Malcolm Gaskill: I don’t think it did directly. But on both sides of the Atlantic, the era of the witch hunt, the history of the witch hunts would start pretty much even before the witch hunts end, that history of the witch hunt does contribute to a sense that there should be reason and rationality in religion as well as in society more generally. And so I think that the memory of the witch trials is very useful in the modern age into the 18th or the 19th, even in the 20th centuries, because I think that it’s a shortcut to teaching them about inhumanity, the lack of charity between neighbors, and I think that the witch trials also work to illustrate the need to have rigorous proofs of law to have what we would today call the Law of evidence, and not to admit hearsay. And I think also witch hunting becomes just that sort of flipside of the ideal of enlightenment, reason, and civility, which 18th and 19th-century states and societies like to pride themselves on.

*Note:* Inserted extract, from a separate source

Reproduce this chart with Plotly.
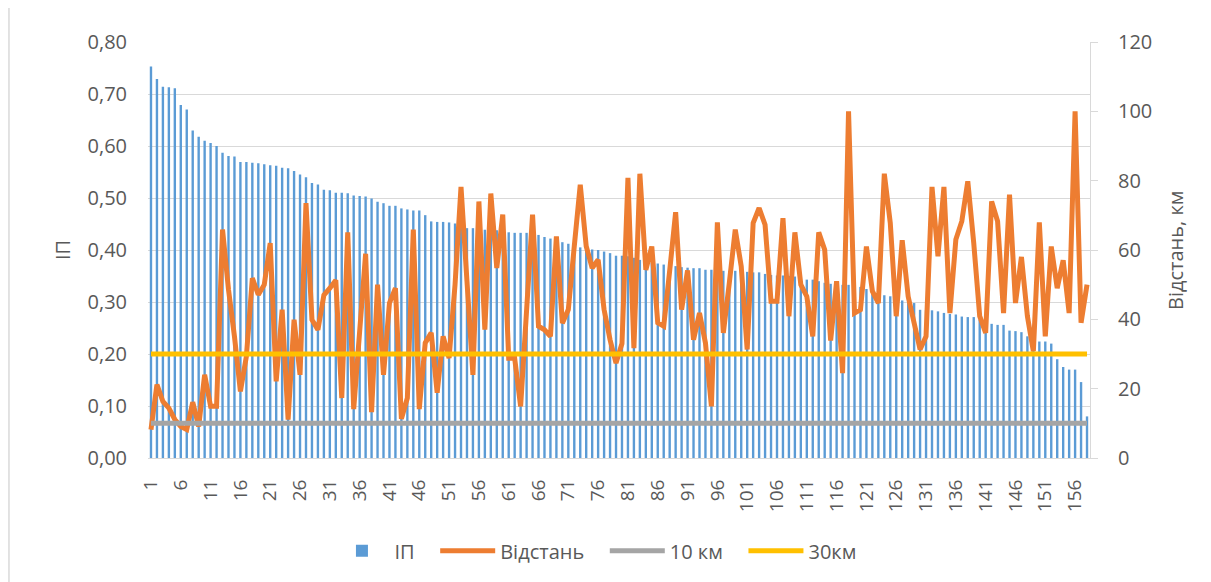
import plotly.graph_objects as go

categories = list(range(1, 159))

ip_values = [
    0.753, 0.729, 0.714, 0.713, 0.711, 0.679, 0.670, 0.630, 0.618, 0.610,
    0.606, 0.600, 0.587, 0.581, 0.580, 0.569, 0.569, 0.568, 0.567, 0.565,
    0.563, 0.562, 0.558, 0.557, 0.552, 0.545, 0.540,
    0.529, 0.526, 0.516, 0.515, 0.510, 0.510, 0.509, 0.505, 0.504, 0.503,
    0.499, 0.493, 0.490, 0.485, 0.485, 0.480, 0.478, 0.476, 0.476, 0.467,
    0.455, 0.454, 0.454, 0.453, 0.451, 0.449,
    0.442, 0.442, 0.439, 0.439, 0.438, 0.438, 0.437, 0.434, 0.433, 0.433,
    0.433, 0.431, 0.429, 0.425, 0.422, 0.421, 0.415, 0.412, 0.409, 0.405,
    0.401, 0.401, 0.400, 0.397, 0.394, 0.389, 0.389,
    0.388, 0.385, 0.381, 0.377, 0.375, 0.374, 0.372, 0.370, 0.369, 0.367,
    0.366, 0.365, 0.365, 0.362, 0.362, 0.361, 0.360, 0.360, 0.360, 0.359,
    0.358, 0.357, 0.357, 0.354, 0.352, 0.351, 0.351,
    0.350, 0.349, 0.344, 0.343, 0.343, 0.340, 0.337, 0.335, 0.335, 0.333,
    0.333, 0.330, 0.329, 0.325, 0.321, 0.317, 0.313, 0.311, 0.308, 0.303,
    0.302, 0.298, 0.285, 0.284, 0.284,
    0.282, 0.279, 0.277, 0.276, 0.272, 0.271, 0.271, 0.266, 0.262, 0.258,
    0.256, 0.256, 0.245, 0.244, 0.242, 0.234, 0.228, 0.224, 0.224, 0.220,
    0.190, 0.175, 0.170, 0.170, 0.146, 0.080,
]

distance_km = [
    8.2, 21.2, 16.3, 14.4, 11.1, 9.1, 8.2, 16.1, 9.1, 24.0,
    14.9, 14.9, 65.9, 48.6, 35.1, 19.2, 29.3, 51.9, 47.1, 50.0,
    62.0, 22.1, 42.8, 11.1, 39.9, 24.0, 73.5,
    39.9, 37.0, 47.0, 49.0, 51.3, 17.3, 65.1, 14.1, 38.0, 58.9,
    13.2, 50.0, 24.0, 44.7, 49.0, 11.3, 17.3, 65.9, 14.1, 33.2,
    36.1, 18.8, 35.1, 28.8, 50.0, 78.2,
    51.0, 24.0, 74.0, 37.0, 76.3, 54.8, 70.2, 28.8, 28.8, 14.9,
    42.6, 70.2, 38.0, 37.0, 35.1, 63.9, 38.9, 42.8, 61.1, 78.8,
    61.1, 54.8, 57.2, 42.8, 34.1, 27.4, 33.0,
    80.8, 31.7, 82.0, 54.3, 61.0, 39.0, 38.0, 54.0, 70.9, 42.8,
    54.1, 34.1, 41.8, 33.2, 14.9, 68.0, 36.1, 50.5, 65.9, 55.3,
    31.3, 67.8, 72.1, 67.3, 45.2, 45.2, 69.2,
    40.9, 65.1, 50.0, 46.6, 35.1, 65.1, 60.1, 33.9, 51.0, 24.5,
    100.0, 41.8, 42.8, 61.0, 48.1, 44.7, 82.0, 67.8, 40.9, 62.8,
    46.6, 39.0, 31.3, 35.1, 78.2, 58.2, 78.2,
    41.8, 63.0, 68.3, 79.8, 62.0, 40.9, 36.1, 74.0, 68.3, 41.8,
    76.0, 44.7, 58.0, 40.9, 30.8, 68.0, 35.1, 61.0, 49.0, 57.0,
    41.8, 100.0, 39.0, 50.0,
]

ref_10km = [10] * len(categories)
ref_30km = [30] * len(categories)

x_tickvals = list(range(1, 159, 5))
y_tickvals = [0, 0.1, 0.2, 0.3, 0.4, 0.5, 0.6, 0.7, 0.8]
y_ticktext = ["0,00", "0,10", "0,20", "0,30", "0,40", "0,50", "0,60", "0,70", "0,80"]
y2_tickvals = [0, 20, 40, 60, 80, 100, 120]

FONT = "Open Sans, DejaVu Sans, sans-serif"
GRAY_TXT = "#595959"
GRID = "#D9D9D9"
PAD = "\u00a0\u00a0\u00a0"  # extra spacing between legend entries

fig = go.Figure()
fig.add_trace(go.Bar(x=categories, y=ip_values, name="ІП" + PAD,
                     marker=dict(color="#5B9BD5", line=dict(width=0))))
fig.add_trace(go.Scatter(x=categories, y=distance_km, name="Відстань" + PAD, yaxis="y2",
                         mode="lines", line=dict(color="#ED7D31", width=5)))
fig.add_trace(go.Scatter(x=categories, y=ref_10km, name="10 км" + PAD, yaxis="y2",
                         mode="lines", line=dict(color="#A5A5A5", width=5)))
fig.add_trace(go.Scatter(x=categories, y=ref_30km, name="30км", yaxis="y2",
                         mode="lines", line=dict(color="#FFC000", width=5)))

fig.update_layout(
    width=1203, height=574,
    margin=dict(l=140, r=121, t=34, b=124),
    paper_bgcolor="white", plot_bgcolor="white",
    font=dict(family=FONT, size=20, color=GRAY_TXT),
    bargap=0.6,
    showlegend=True,
    legend=dict(orientation="h", x=0.475, xanchor="center", y=-0.223, yanchor="middle",
                font=dict(size=20, color=GRAY_TXT), itemwidth=55,
                bgcolor="rgba(0,0,0,0)"),
    xaxis=dict(range=[0.5, 158.5], tickmode="array", tickvals=x_tickvals,
               tickangle=-90, showgrid=False, zeroline=False,
               showline=True, linecolor=GRID, linewidth=1,
               ticks="", ticklabelstandoff=13,
               tickfont=dict(size=19, color=GRAY_TXT)),
    yaxis=dict(range=[0, 0.8], tickmode="array", tickvals=y_tickvals, ticktext=y_ticktext,
               showgrid=True, gridcolor=GRID, gridwidth=1, zeroline=False,
               showline=False, ticks="", ticklabelstandoff=20,
               tickfont=dict(size=20, color=GRAY_TXT)),
    yaxis2=dict(range=[0, 120], overlaying="y", side="right", tickmode="array",
                tickvals=y2_tickvals, showgrid=False, zeroline=False,
                showline=True, linecolor=GRID, linewidth=1,
                ticks="outside", ticklen=7, tickcolor=GRID, ticklabelstandoff=16,
                tickfont=dict(size=20, color=GRAY_TXT)),
    annotations=[
        dict(text="ІП", xref="paper", yref="paper", x=-0.0913, y=0.5,
             xanchor="center", yanchor="middle", textangle=-90, showarrow=False,
             font=dict(size=20, color=GRAY_TXT)),
        dict(text="Відстань, км", xref="paper", yref="paper", x=1.0902, y=0.5,
             xanchor="center", yanchor="middle", textangle=-90, showarrow=False,
             font=dict(size=20, color=GRAY_TXT)),
    ],
    shapes=[dict(type="line", xref="paper", yref="paper",
                 x0=-0.1476, x1=-0.1476, y0=-0.4, y1=1.2,
                 line=dict(color=GRID, width=1.5))],
)

fig.write_html("out.html")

Max Nosbisch: Do you have any final thoughts or ways people get in touch to order your book, learn more getting on to anything that you want to share–this is sort of your open mic moment?

Malcolm Gaskill: Okay, well, um, thanks. Well, I think that one of the things I would just say about this about my book, The road of all witches, which is actually in the UK, at the moment, it comes out in states with Knopf on the first of November. So, yeah, so obviously, I’m please buy the book, and if anybody wants to follow me on Twitter, I’m @MalcolmGaskill. And I’m always putting little bits and pieces there about witchcraft and other things on there, too. So great.

Max Nosbisch: Excellent. Thank you so much, Malcolm. 

Malcolm Gaskill: Well, it’s an absolute pleasure. Thanks so much for inviting me on.